Identifying Latency Sources
We started by analyzing the client’s architecture to pinpoint latency sources. Using Prometheus, we gathered system metrics, identifying overloaded services. Jaeger allowed us to trace individual user requests, showing where bottlenecks occurred during peak traffic.
Building Real-Time Dashboards
We integrated Grafana to visualize system health and performance. By customizing dashboards with actionable insights, we enabled the client’s teams to monitor critical metrics like request latency, error rates, and throughput in real time.

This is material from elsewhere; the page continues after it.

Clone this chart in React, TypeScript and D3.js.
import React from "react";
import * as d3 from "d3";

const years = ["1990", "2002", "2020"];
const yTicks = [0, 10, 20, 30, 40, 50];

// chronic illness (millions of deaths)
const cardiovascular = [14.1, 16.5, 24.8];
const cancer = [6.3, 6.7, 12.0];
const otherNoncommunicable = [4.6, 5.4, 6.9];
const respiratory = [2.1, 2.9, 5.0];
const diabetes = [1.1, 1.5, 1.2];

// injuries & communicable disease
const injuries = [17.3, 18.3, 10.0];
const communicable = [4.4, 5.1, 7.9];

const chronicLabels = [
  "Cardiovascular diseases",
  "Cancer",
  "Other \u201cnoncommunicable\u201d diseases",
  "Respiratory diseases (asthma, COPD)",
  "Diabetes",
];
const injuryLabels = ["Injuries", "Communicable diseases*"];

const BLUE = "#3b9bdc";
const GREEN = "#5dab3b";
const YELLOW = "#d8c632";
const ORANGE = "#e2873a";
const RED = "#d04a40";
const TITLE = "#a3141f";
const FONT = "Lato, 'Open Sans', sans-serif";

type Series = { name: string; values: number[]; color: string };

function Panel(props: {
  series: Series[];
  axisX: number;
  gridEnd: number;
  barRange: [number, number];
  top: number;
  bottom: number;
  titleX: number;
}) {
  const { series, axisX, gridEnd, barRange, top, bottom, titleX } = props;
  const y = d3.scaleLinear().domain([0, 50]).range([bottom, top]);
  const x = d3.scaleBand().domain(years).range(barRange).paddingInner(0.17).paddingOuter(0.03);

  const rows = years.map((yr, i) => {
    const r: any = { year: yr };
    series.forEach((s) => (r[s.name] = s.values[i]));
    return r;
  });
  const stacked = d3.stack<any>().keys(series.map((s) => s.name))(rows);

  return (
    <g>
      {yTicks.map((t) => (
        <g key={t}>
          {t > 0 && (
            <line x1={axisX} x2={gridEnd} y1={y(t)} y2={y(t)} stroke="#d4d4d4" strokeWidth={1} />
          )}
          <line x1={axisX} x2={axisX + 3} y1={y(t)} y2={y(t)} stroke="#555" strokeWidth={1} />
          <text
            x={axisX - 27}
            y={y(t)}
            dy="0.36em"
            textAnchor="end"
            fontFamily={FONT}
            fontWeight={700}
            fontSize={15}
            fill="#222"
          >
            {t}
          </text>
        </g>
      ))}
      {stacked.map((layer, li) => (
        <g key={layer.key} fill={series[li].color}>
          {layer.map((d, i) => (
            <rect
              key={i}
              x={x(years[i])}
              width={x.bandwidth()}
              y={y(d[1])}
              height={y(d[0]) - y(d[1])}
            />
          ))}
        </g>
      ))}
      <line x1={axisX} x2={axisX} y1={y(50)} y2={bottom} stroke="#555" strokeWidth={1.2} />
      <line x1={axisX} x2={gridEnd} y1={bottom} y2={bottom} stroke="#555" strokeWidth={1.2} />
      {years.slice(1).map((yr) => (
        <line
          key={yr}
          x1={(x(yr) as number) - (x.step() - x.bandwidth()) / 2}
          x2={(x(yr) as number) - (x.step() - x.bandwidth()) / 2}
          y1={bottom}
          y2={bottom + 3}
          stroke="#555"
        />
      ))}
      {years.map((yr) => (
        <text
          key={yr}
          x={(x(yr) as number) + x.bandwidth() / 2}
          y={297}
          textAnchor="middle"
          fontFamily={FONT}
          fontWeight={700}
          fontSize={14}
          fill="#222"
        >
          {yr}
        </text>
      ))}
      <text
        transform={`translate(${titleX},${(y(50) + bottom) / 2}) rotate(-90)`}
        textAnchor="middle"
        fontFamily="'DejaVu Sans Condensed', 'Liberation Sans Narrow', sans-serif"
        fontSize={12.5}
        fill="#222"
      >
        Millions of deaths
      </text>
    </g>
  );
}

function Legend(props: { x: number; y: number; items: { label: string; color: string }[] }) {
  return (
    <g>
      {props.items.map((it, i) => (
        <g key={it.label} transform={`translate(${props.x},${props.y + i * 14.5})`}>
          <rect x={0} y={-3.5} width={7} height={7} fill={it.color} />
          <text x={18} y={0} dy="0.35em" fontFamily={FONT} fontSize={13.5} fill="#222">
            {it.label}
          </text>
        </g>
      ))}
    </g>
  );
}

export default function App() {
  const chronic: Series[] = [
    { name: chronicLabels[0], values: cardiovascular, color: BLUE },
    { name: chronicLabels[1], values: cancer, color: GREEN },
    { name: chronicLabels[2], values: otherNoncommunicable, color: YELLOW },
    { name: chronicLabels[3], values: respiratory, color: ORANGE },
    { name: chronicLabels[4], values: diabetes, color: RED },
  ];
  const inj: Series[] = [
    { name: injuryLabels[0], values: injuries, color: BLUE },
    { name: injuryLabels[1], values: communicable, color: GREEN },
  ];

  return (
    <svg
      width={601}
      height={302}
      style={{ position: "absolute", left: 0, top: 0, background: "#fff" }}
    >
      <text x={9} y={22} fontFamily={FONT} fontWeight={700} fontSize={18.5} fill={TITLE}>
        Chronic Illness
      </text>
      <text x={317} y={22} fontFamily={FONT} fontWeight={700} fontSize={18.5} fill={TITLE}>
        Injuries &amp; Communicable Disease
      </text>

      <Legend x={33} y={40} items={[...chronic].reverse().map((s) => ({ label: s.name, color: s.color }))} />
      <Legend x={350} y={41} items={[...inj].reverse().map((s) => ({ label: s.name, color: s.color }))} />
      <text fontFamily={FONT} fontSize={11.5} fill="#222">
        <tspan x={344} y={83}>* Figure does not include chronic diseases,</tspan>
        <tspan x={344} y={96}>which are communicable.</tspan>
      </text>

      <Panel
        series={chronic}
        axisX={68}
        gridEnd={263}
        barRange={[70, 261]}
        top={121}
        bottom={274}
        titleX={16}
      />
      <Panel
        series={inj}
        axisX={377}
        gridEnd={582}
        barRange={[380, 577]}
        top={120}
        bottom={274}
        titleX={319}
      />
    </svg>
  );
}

Setting Up Proactive Alerting
Proactive alerting rules were created using Prometheus Alertmanager, ensuring the team was notified of anomalies before they impacted users. Alerts were tied to predefined thresholds, like CPU usage spikes or response time delays, minimizing downtime.
Optimizing Microservices with Distributed Tracing
Jaeger’s distributed tracing was a game-changer. By tracing requests across services, we identified inefficiencies like redundant database queries and poorly optimized API calls. These issues were addressed to improve service response times.
Enhancing Peak Time Performance
Peak times were the ultimate test. We used the data gathered to implement resource scaling strategies, such as auto-scaling services during high demand. This ensured consistent performance, even with millions of simultaneous users.